Task directions ::
Starting with the first line below, extract each line through the one that contains "return [s] * (n - 1) + [0]", inclusive, excluding pictures.

# # # #

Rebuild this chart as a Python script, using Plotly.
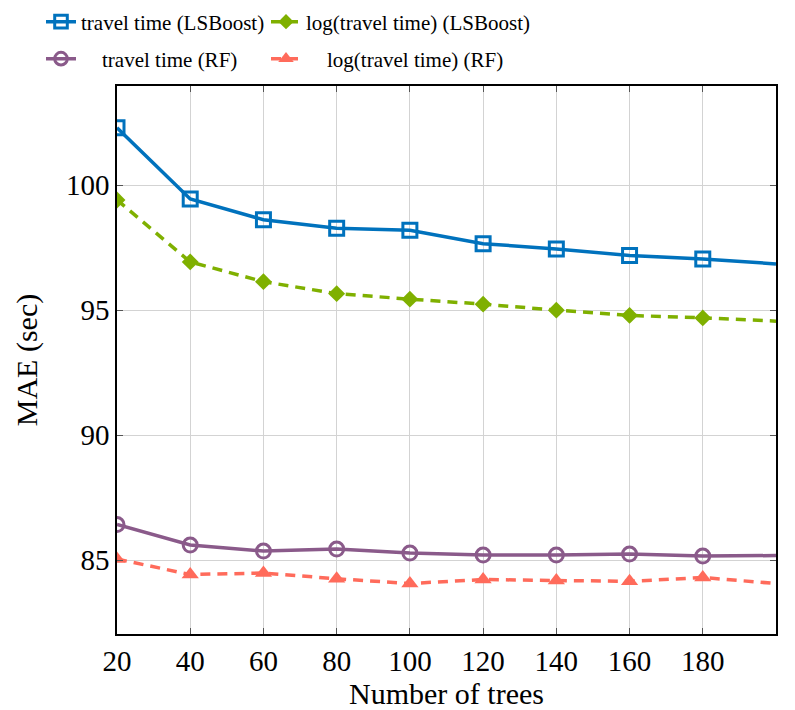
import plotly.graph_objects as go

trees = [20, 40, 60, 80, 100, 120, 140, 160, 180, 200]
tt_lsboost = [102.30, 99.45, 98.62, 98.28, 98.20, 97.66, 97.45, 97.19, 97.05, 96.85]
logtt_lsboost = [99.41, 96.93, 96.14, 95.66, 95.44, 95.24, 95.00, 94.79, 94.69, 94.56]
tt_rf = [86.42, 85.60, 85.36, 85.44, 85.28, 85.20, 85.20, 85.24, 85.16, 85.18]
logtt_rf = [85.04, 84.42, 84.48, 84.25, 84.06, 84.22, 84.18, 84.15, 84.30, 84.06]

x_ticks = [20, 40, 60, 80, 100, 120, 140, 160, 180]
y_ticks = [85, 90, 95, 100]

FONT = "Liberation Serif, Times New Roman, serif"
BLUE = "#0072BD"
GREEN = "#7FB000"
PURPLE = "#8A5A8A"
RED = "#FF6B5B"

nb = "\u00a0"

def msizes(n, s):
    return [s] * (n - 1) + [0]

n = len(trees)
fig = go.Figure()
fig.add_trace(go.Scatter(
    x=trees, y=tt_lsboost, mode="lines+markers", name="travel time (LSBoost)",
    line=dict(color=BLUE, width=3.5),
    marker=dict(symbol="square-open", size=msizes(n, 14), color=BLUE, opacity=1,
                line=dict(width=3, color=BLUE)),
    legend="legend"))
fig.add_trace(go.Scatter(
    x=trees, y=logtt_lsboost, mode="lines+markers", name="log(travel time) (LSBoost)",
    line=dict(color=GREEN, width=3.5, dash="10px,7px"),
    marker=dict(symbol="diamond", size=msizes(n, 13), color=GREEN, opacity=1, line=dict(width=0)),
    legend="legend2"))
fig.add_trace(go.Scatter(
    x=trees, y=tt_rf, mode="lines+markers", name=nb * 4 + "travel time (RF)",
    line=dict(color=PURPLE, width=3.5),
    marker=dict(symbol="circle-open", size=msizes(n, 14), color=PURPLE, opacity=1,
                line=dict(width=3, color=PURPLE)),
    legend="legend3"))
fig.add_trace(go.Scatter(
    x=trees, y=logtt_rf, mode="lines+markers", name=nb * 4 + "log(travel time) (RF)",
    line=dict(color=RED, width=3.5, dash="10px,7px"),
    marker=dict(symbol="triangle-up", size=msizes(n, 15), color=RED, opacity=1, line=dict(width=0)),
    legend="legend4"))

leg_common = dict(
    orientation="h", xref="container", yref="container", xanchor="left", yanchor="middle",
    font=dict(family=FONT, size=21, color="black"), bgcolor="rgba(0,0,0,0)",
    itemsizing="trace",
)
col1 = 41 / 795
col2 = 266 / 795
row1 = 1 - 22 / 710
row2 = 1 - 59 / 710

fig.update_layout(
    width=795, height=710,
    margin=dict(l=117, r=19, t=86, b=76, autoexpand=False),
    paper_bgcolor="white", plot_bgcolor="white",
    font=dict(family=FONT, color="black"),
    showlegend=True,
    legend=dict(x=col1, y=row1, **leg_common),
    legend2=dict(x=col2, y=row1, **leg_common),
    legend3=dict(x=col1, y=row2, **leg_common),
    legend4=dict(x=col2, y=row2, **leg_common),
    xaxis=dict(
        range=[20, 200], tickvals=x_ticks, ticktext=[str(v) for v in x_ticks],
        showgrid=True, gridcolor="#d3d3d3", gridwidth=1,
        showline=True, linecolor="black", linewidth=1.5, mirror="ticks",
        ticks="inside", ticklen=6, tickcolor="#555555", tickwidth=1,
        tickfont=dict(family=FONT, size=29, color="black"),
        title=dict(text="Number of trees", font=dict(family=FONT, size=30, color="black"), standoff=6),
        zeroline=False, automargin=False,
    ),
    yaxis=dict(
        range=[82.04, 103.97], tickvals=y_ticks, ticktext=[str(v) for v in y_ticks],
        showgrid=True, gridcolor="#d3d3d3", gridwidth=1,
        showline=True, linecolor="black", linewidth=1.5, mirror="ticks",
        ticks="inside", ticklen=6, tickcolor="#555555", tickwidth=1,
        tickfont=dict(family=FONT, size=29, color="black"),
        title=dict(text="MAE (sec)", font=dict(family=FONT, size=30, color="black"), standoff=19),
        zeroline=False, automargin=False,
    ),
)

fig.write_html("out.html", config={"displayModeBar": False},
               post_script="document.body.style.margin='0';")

# # # #

Exercise result ::
Rebuild this chart as a Python script, using Plotly.
import plotly.graph_objects as go

trees = [20, 40, 60, 80, 100, 120, 140, 160, 180, 200]
tt_lsboost = [102.30, 99.45, 98.62, 98.28, 98.20, 97.66, 97.45, 97.19, 97.05, 96.85]
logtt_lsboost = [99.41, 96.93, 96.14, 95.66, 95.44, 95.24, 95.00, 94.79, 94.69, 94.56]
tt_rf = [86.42, 85.60, 85.36, 85.44, 85.28, 85.20, 85.20, 85.24, 85.16, 85.18]
logtt_rf = [85.04, 84.42, 84.48, 84.25, 84.06, 84.22, 84.18, 84.15, 84.30, 84.06]

x_ticks = [20, 40, 60, 80, 100, 120, 140, 160, 180]
y_ticks = [85, 90, 95, 100]

FONT = "Liberation Serif, Times New Roman, serif"
BLUE = "#0072BD"
GREEN = "#7FB000"
PURPLE = "#8A5A8A"
RED = "#FF6B5B"

nb = "\u00a0"

def msizes(n, s):
    return [s] * (n - 1) + [0]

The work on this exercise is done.